__Problem statement__. Copy, without any alteration, the lines from the one that includes "Reproduce this chart with Plotly.js." up to and including the one that includes "const py2y = py => (H - M.b - py) / plotH;".

── Material for the task ──

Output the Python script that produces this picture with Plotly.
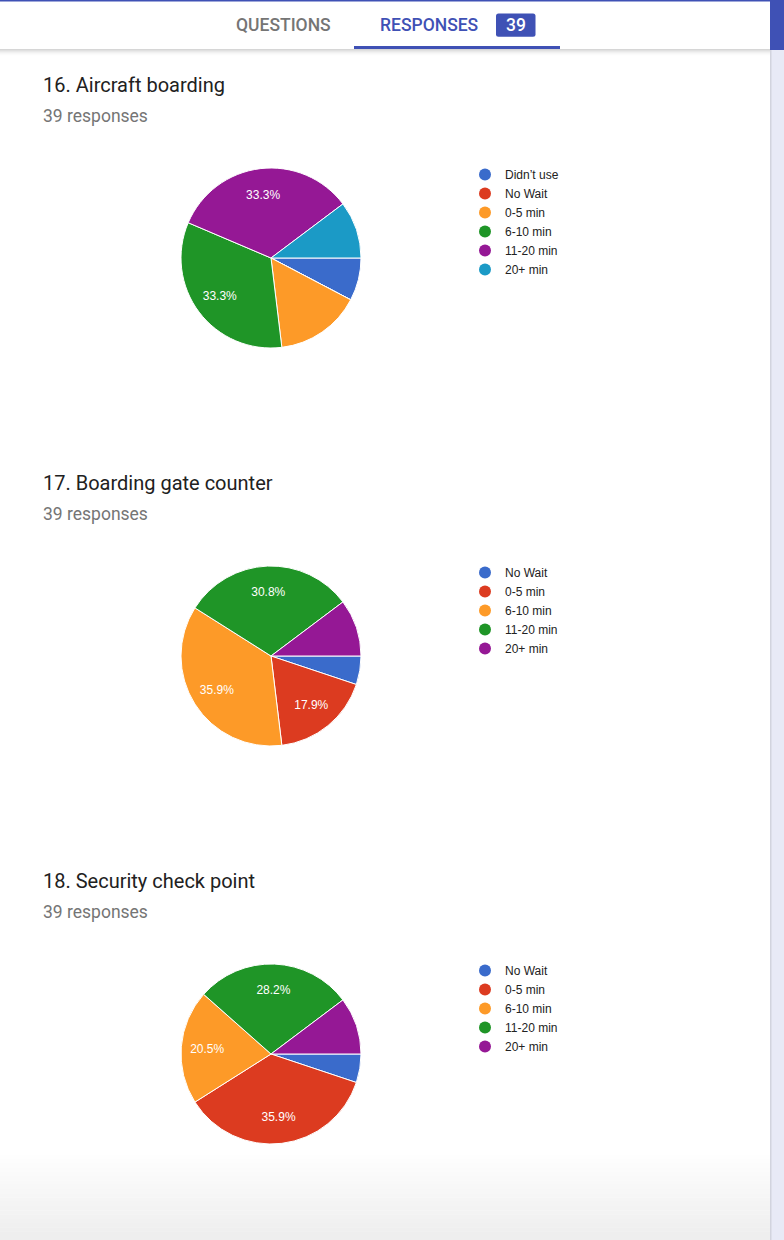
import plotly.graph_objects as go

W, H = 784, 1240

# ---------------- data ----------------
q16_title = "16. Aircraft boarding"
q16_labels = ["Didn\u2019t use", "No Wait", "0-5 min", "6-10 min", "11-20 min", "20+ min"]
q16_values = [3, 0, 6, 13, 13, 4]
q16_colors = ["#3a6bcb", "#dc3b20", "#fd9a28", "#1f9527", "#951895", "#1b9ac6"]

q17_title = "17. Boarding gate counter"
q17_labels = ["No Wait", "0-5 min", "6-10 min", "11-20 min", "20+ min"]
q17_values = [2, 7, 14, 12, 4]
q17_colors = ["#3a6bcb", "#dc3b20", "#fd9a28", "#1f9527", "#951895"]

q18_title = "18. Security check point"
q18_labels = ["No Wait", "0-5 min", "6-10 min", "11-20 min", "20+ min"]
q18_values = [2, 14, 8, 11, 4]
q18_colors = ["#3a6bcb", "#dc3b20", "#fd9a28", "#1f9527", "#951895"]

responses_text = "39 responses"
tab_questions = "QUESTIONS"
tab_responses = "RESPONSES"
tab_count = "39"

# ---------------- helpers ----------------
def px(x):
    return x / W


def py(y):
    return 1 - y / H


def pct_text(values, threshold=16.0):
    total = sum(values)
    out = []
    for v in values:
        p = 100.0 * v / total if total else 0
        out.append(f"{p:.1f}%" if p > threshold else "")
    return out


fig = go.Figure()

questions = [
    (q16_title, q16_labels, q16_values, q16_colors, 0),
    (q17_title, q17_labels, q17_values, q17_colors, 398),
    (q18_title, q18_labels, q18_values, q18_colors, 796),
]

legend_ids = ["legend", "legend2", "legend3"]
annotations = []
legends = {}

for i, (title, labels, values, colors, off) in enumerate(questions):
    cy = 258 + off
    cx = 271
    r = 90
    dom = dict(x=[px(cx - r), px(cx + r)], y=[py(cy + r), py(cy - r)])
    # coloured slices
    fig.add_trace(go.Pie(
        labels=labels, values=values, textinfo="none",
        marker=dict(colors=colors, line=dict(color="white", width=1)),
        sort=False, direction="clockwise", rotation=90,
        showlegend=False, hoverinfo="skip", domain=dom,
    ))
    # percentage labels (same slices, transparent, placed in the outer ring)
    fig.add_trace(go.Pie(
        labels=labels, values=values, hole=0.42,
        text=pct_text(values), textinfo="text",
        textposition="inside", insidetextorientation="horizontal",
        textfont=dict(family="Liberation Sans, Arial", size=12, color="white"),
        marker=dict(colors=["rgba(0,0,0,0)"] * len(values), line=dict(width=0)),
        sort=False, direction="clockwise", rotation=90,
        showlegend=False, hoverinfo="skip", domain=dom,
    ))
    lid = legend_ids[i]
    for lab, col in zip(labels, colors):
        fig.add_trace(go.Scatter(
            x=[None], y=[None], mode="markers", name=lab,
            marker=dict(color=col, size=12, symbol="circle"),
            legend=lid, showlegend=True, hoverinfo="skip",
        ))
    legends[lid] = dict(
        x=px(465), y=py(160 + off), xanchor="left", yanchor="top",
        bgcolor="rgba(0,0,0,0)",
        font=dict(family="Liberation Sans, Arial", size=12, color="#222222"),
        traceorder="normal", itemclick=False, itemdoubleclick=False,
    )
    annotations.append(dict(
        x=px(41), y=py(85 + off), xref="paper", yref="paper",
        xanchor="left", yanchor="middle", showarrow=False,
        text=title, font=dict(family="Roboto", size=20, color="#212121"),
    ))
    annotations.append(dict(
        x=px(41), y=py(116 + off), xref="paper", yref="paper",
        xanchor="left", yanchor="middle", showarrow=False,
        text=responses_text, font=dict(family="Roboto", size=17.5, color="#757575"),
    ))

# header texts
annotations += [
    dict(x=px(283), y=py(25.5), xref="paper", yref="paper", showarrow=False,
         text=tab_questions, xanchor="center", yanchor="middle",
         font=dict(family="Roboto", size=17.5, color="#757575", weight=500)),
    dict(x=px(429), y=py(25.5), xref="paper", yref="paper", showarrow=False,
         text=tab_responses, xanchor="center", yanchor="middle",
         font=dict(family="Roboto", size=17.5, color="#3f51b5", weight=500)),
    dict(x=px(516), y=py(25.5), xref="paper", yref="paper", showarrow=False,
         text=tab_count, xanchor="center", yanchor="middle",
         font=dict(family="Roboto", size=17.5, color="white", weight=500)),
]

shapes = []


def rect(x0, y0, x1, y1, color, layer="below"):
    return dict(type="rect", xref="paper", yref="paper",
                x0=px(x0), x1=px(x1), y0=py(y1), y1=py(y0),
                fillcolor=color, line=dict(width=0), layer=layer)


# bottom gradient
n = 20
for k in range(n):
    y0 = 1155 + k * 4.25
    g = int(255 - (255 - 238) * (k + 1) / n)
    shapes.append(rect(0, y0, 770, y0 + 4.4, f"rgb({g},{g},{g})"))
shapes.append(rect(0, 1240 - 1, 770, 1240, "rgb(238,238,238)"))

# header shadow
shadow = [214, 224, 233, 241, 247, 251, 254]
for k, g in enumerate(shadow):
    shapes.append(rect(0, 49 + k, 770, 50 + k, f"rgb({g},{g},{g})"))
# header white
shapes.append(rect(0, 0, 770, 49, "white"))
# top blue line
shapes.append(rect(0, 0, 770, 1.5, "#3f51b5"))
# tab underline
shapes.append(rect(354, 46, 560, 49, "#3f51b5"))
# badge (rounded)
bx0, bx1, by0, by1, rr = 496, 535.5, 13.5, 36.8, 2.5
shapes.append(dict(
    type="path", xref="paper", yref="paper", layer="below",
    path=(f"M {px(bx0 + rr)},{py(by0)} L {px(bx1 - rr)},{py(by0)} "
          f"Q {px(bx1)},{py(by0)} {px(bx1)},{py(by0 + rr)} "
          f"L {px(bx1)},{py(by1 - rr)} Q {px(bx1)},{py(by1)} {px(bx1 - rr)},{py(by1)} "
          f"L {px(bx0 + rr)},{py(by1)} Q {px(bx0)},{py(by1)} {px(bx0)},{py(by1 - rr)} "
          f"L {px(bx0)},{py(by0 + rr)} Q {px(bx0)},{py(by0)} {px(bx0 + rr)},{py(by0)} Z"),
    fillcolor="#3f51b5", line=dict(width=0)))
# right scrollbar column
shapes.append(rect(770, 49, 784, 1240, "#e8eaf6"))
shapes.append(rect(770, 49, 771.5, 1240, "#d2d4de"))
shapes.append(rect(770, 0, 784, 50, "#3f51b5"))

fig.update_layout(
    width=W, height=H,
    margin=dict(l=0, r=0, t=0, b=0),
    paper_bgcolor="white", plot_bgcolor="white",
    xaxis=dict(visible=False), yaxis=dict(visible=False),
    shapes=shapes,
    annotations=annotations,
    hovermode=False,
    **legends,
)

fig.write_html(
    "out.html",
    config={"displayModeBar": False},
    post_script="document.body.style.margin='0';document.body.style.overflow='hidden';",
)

───
── Material for the task ──

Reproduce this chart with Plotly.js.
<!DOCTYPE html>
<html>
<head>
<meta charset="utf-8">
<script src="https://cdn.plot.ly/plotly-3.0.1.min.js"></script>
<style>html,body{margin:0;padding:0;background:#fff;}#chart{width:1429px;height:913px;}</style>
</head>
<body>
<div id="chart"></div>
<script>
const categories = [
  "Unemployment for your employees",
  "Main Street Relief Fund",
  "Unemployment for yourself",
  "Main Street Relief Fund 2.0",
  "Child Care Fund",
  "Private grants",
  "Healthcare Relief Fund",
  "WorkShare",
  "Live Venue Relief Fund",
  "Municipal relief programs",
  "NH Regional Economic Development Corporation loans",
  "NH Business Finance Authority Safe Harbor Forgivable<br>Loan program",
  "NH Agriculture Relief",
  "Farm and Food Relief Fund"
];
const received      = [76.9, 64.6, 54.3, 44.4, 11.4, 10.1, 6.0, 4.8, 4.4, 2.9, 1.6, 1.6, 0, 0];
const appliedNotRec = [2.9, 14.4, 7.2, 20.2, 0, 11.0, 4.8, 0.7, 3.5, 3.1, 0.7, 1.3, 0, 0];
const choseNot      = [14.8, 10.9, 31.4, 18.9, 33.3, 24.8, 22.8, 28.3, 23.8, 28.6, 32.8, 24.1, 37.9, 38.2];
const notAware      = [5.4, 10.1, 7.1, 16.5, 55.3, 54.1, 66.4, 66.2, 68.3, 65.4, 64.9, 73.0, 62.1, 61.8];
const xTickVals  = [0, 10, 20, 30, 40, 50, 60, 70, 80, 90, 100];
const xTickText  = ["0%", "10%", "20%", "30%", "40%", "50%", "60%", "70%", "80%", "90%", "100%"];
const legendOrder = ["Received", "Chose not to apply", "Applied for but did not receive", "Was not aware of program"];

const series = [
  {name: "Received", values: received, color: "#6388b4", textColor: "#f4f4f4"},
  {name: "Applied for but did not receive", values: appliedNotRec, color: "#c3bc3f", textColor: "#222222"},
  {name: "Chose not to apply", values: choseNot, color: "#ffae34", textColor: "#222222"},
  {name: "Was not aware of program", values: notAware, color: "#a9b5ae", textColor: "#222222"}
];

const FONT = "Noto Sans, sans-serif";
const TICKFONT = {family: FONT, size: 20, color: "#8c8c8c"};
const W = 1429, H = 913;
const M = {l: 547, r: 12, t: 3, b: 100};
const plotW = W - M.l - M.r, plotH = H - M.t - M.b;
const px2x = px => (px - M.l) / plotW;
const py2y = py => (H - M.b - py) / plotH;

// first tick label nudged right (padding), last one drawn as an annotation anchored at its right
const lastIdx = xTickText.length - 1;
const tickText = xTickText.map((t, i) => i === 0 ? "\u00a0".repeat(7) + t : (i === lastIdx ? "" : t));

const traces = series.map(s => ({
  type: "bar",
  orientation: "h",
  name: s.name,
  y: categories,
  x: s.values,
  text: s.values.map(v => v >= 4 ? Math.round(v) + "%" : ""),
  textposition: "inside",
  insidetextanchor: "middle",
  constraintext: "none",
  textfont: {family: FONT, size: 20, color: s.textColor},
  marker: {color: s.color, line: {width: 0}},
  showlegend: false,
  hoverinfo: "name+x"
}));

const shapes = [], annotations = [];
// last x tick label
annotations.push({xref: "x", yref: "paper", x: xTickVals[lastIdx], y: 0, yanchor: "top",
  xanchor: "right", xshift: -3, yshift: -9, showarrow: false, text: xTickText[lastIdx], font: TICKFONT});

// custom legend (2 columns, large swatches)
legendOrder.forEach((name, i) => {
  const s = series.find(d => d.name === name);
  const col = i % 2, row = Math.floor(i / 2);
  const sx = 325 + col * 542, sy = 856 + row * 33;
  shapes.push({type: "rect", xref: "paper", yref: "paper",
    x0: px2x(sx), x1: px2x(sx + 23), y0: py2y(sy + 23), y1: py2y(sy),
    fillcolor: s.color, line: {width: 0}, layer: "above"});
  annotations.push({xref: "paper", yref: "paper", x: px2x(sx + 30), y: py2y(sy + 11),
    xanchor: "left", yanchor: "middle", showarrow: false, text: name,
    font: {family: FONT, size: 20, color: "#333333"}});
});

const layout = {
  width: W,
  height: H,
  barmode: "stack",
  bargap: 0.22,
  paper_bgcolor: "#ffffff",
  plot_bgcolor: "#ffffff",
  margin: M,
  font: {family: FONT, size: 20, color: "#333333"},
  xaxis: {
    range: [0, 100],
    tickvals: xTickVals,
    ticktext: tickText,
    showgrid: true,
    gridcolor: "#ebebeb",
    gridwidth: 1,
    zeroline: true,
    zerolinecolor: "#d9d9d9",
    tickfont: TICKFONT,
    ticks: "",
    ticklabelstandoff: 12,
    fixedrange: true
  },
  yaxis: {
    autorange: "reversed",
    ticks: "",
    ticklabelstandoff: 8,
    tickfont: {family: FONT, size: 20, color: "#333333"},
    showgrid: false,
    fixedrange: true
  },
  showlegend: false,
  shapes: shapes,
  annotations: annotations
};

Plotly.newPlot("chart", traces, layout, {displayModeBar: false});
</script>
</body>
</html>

───

__Answer to the task__.
Reproduce this chart with Plotly.js.
<!DOCTYPE html>
<html>
<head>
<meta charset="utf-8">
<script src="https://cdn.plot.ly/plotly-3.0.1.min.js"></script>
<style>html,body{margin:0;padding:0;background:#fff;}#chart{width:1429px;height:913px;}</style>
</head>
<body>
<div id="chart"></div>
<script>
const categories = [
  "Unemployment for your employees",
  "Main Street Relief Fund",
  "Unemployment for yourself",
  "Main Street Relief Fund 2.0",
  "Child Care Fund",
  "Private grants",
  "Healthcare Relief Fund",
  "WorkShare",
  "Live Venue Relief Fund",
  "Municipal relief programs",
  "NH Regional Economic Development Corporation loans",
  "NH Business Finance Authority Safe Harbor Forgivable<br>Loan program",
  "NH Agriculture Relief",
  "Farm and Food Relief Fund"
];
const received      = [76.9, 64.6, 54.3, 44.4, 11.4, 10.1, 6.0, 4.8, 4.4, 2.9, 1.6, 1.6, 0, 0];
const appliedNotRec = [2.9, 14.4, 7.2, 20.2, 0, 11.0, 4.8, 0.7, 3.5, 3.1, 0.7, 1.3, 0, 0];
const choseNot      = [14.8, 10.9, 31.4, 18.9, 33.3, 24.8, 22.8, 28.3, 23.8, 28.6, 32.8, 24.1, 37.9, 38.2];
const notAware      = [5.4, 10.1, 7.1, 16.5, 55.3, 54.1, 66.4, 66.2, 68.3, 65.4, 64.9, 73.0, 62.1, 61.8];
const xTickVals  = [0, 10, 20, 30, 40, 50, 60, 70, 80, 90, 100];
const xTickText  = ["0%", "10%", "20%", "30%", "40%", "50%", "60%", "70%", "80%", "90%", "100%"];
const legendOrder = ["Received", "Chose not to apply", "Applied for but did not receive", "Was not aware of program"];

const series = [
  {name: "Received", values: received, color: "#6388b4", textColor: "#f4f4f4"},
  {name: "Applied for but did not receive", values: appliedNotRec, color: "#c3bc3f", textColor: "#222222"},
  {name: "Chose not to apply", values: choseNot, color: "#ffae34", textColor: "#222222"},
  {name: "Was not aware of program", values: notAware, color: "#a9b5ae", textColor: "#222222"}
];

const FONT = "Noto Sans, sans-serif";
const TICKFONT = {family: FONT, size: 20, color: "#8c8c8c"};
const W = 1429, H = 913;
const M = {l: 547, r: 12, t: 3, b: 100};
const plotW = W - M.l - M.r, plotH = H - M.t - M.b;
const px2x = px => (px - M.l) / plotW;
const py2y = py => (H - M.b - py) / plotH;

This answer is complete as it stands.